_Requirements:_
Leaving out the pictures, retype the lines from the beginning of the listing through the line containing "series_names = ['0".

<<<<

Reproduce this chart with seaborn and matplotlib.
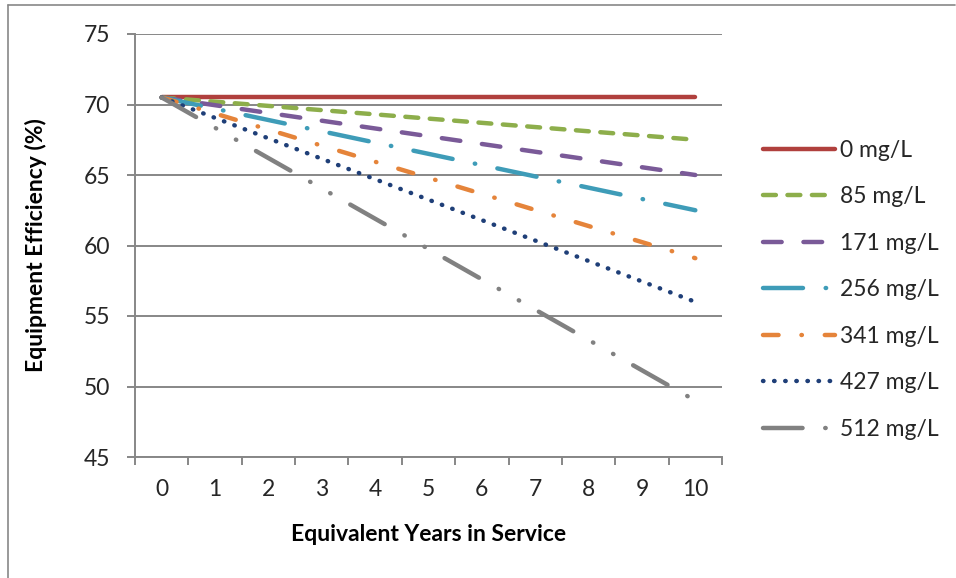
import numpy as np
import matplotlib.pyplot as plt
from matplotlib.lines import Line2D
import seaborn as sns

# data
years = list(range(11))
x_labels = [str(y) for y in years]
series_names = ['0 mg/L', '85 mg/L', '171 mg/L', '256 mg/L', '341 mg/L', '427 mg/L', '512 mg/L']

eff_0 = [70.5, 70.5, 70.5, 70.5, 70.5, 70.5, 70.5, 70.5, 70.5, 70.5, 70.5]
eff_85 = [70.5, 70.2, 69.9, 69.6, 69.3, 69.0, 68.7, 68.4, 68.1, 67.8, 67.5]
eff_171 = [70.5, 69.95, 69.4, 68.85, 68.3, 67.75, 67.2, 66.65, 66.1, 65.55, 65.0]
eff_256 = [70.5, 69.7, 68.9, 68.1, 67.3, 66.5, 65.7, 64.9, 64.1, 63.3, 62.5]
eff_341 = [70.5, 69.36, 68.22, 67.08, 65.94, 64.8, 63.66, 62.52, 61.38, 60.24, 59.1]
eff_427 = [70.5, 69.05, 67.6, 66.15, 64.7, 63.25, 61.8, 60.35, 58.9, 57.45, 56.0]
eff_512 = [70.5, 68.35, 66.2, 64.05, 61.9, 59.75, 57.6, 55.45, 53.3, 51.15, 49.0]
all_series = [eff_0, eff_85, eff_171, eff_256, eff_341, eff_427, eff_512]

colors = ['#B0403D', '#8DAE4B', '#7A5A98', '#3E9CB8', '#E5843A', '#1F3F78', '#818181']
# dash patterns (in linewidth units), Excel-like styles
styles = [
    '-',
    (0, (2.9, 2.6)),                       # dash
    (0, (4.2, 4.9)),                       # long dash
    (0, (9.0, 5.1, 0.1, 5.1)),             # long dash dot
    (0, (3.5, 5.15, 0.1, 5.15)),           # dash dot
    (0, (0.1, 2.4)),                       # round dot
    (0, (8.9, 5.1, 0.1, 5.1, 0.1, 5.1)),   # long dash dot dot
]

sns.set_theme(style="white")
plt.rcParams['font.family'] = ['Lato', 'DejaVu Sans']

grid_col = '#878787'
fs = 16.5

fig = plt.figure(figsize=(9.56, 5.78), dpi=100)
ax = fig.add_axes([135 / 956, 1 - 457 / 578, 587 / 956, 423 / 578])

for name, vals, c, ls in zip(series_names, all_series, colors, styles):
    sns.lineplot(x=years, y=vals, color=c, linewidth=3.2, linestyle=ls,
                 dash_capstyle='round', solid_capstyle='round',
                 label=name, ax=ax, legend=False)

ax.set_xlim(-0.5, 10.5)
ax.set_ylim(45, 75)
ax.set_yticks(np.arange(45, 76, 5))
ax.yaxis.grid(True, color=grid_col, linewidth=1.4)
ax.set_axisbelow(True)

# category axis: tick marks between categories, labels at centres
ax.set_xticks(np.arange(-0.5, 11, 1))
ax.set_xticklabels([])
ax.set_xticks(years, minor=True)
ax.set_xticklabels(x_labels, minor=True)
ax.tick_params(axis='x', which='major', direction='out', length=6, width=1.4,
               color=grid_col, bottom=True)
ax.tick_params(axis='x', which='minor', length=0, pad=16, labelsize=fs)
ax.tick_params(axis='y', direction='out', length=6, width=1.4, color=grid_col,
               left=True, pad=12, labelsize=fs)

for s in ['top', 'right']:
    ax.spines[s].set_visible(False)
for s in ['left', 'bottom']:
    ax.spines[s].set_color(grid_col)
    ax.spines[s].set_linewidth(1.4)

ax.set_xlabel('Equivalent Years in Service', fontsize=fs, fontweight='bold', color='black')
ax.set_ylabel('Equipment Efficiency (%)', fontsize=fs, fontweight='bold', color='black')
ax.xaxis.set_label_coords(0.5, -0.158)
ax.yaxis.set_label_coords(-0.15, 0.5)

leg = ax.legend(loc='upper left', bbox_to_anchor=(763 / 956, 1 - 140 / 578),
                bbox_transform=fig.transFigure, frameon=False, fontsize=fs,
                handlelength=3.14, handletextpad=0.22, labelspacing=1.11,
                borderpad=0, borderaxespad=0)

# chart area border (left and top edges visible)
fig.add_artist(Line2D([8 / 956, 8 / 956], [0, 1 - 5 / 578], color=grid_col, lw=1.2))
fig.add_artist(Line2D([8 / 956, 955 / 956], [1 - 5 / 578, 1 - 5 / 578], color=grid_col, lw=1.2))

plt.savefig('out.png', dpi=100)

>>>>

_Exercise output:_
Reproduce this chart with seaborn and matplotlib.
import numpy as np
import matplotlib.pyplot as plt
from matplotlib.lines import Line2D
import seaborn as sns

# data
years = list(range(11))
x_labels = [str(y) for y in years]
series_names = ['0 mg/L', '85 mg/L', '171 mg/L', '256 mg/L', '341 mg/L', '427 mg/L', '512 mg/L']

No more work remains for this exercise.